YOUR GOAL: Copy all the entries word for word, but omit the pictures.

Dataset excerpt
###

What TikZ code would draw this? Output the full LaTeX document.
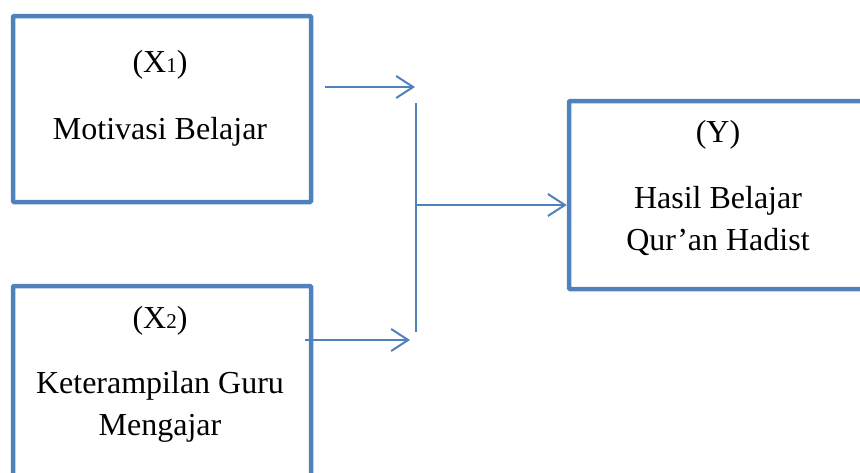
\documentclass[tikz,border=0pt]{standalone}
\usepackage{fontspec}
\setmainfont{Liberation Serif}
\usetikzlibrary{arrows.meta}
\definecolor{boxblue}{HTML}{4F81BD}
\tikzset{
  varbox/.style={draw=boxblue,line width=4.5pt,rounded corners=1pt,minimum width=298pt,inner sep=0pt},
  lbl/.style={anchor=base,inner sep=0pt,font=\fontsize{32}{38}\selectfont},
  conn/.style={draw=boxblue,line width=2pt},
  arr/.style={conn,-{Straight Barb[length=17pt,width=22pt,line width=2pt]}}
}
\newcommand{\smalldigit}[1]{{\fontsize{21}{21}\selectfont #1}}
\begin{document}
\begin{tikzpicture}[x=1pt,y=-1pt]
\useasboundingbox (0,0) rectangle (860,472);
\clip (0,0) rectangle (860,472);
% boxes
\node[varbox,minimum height=186pt] (x1) at (162,109) {};
\node[varbox,minimum height=192pt] (x2) at (162,382) {};
\node[varbox,minimum height=188pt] (y) at (718,195) {};
% labels
\node[lbl] (x1a) at (160,72) {(X\smalldigit{1})};
\node[lbl] (x1b) at (160,139) {Motivasi Belajar};
\node[lbl] (x2a) at (160,328) {(X\smalldigit{2})};
\node[lbl] (x2b) at (160,393) {Keterampilan Guru};
\node[lbl] (x2c) at (160,435) {Mengajar};
\node[lbl] (ya) at (718,142) {(Y)};
\node[lbl] (yb) at (718,208) {Hasil Belajar};
\node[lbl] (yc) at (718,250) {Qur’an Hadist};
% connectors
\coordinate (t1) at (325,87);
\coordinate (t2) at (415,87);
\coordinate (vtop) at (416,103);
\coordinate (vbot) at (416,332);
\coordinate (vmid) at (416,205);
\coordinate (b1) at (305,340);
\coordinate (b2) at (410,340);
\draw[arr] (t1) -- (t2);
\draw[conn] (vtop) -- (vbot);
\draw[arr] (vmid) -- (y.west |- vmid);
\draw[arr] (b1) -- (b2);
\end{tikzpicture}
\end{document}
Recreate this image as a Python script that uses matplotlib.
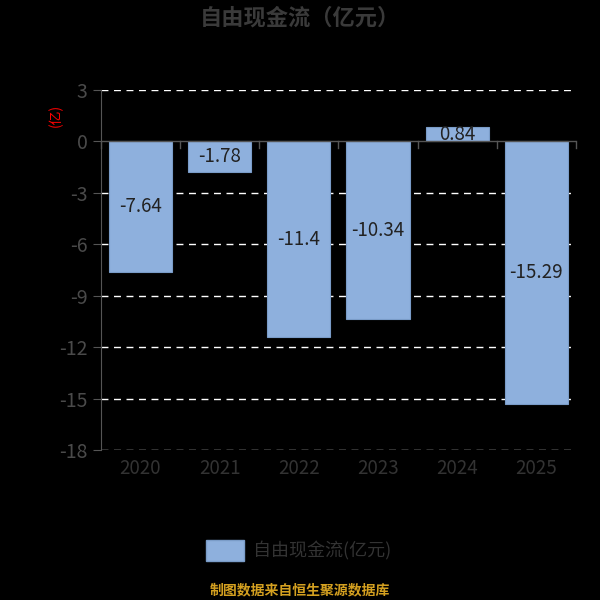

###

EXPECTED ANSWER:
What TikZ code would draw this? Output the full LaTeX document.
\documentclass[tikz,border=0pt]{standalone}
\usepackage{fontspec}
\setmainfont{Liberation Serif}
\usetikzlibrary{arrows.meta}
\definecolor{boxblue}{HTML}{4F81BD}
\tikzset{
  varbox/.style={draw=boxblue,line width=4.5pt,rounded corners=1pt,minimum width=298pt,inner sep=0pt},
  lbl/.style={anchor=base,inner sep=0pt,font=\fontsize{32}{38}\selectfont},
  conn/.style={draw=boxblue,line width=2pt},
  arr/.style={conn,-{Straight Barb[length=17pt,width=22pt,line width=2pt]}}
}
\newcommand{\smalldigit}[1]{{\fontsize{21}{21}\selectfont #1}}
\begin{document}
\begin{tikzpicture}[x=1pt,y=-1pt]
\useasboundingbox (0,0) rectangle (860,472);
\clip (0,0) rectangle (860,472);
% boxes
\node[varbox,minimum height=186pt] (x1) at (162,109) {};
\node[varbox,minimum height=192pt] (x2) at (162,382) {};
\node[varbox,minimum height=188pt] (y) at (718,195) {};
% labels
\node[lbl] (x1a) at (160,72) {(X\smalldigit{1})};
\node[lbl] (x1b) at (160,139) {Motivasi Belajar};
\node[lbl] (x2a) at (160,328) {(X\smalldigit{2})};
\node[lbl] (x2b) at (160,393) {Keterampilan Guru};
\node[lbl] (x2c) at (160,435) {Mengajar};
\node[lbl] (ya) at (718,142) {(Y)};
\node[lbl] (yb) at (718,208) {Hasil Belajar};
\node[lbl] (yc) at (718,250) {Qur’an Hadist};
% connectors
\coordinate (t1) at (325,87);
\coordinate (t2) at (415,87);
\coordinate (vtop) at (416,103);
\coordinate (vbot) at (416,332);
\coordinate (vmid) at (416,205);
\coordinate (b1) at (305,340);
\coordinate (b2) at (410,340);
\draw[arr] (t1) -- (t2);
\draw[conn] (vtop) -- (vbot);
\draw[arr] (vmid) -- (y.west |- vmid);
\draw[arr] (b1) -- (b2);
\end{tikzpicture}
\end{document}
Recreate this image as a Python script that uses matplotlib.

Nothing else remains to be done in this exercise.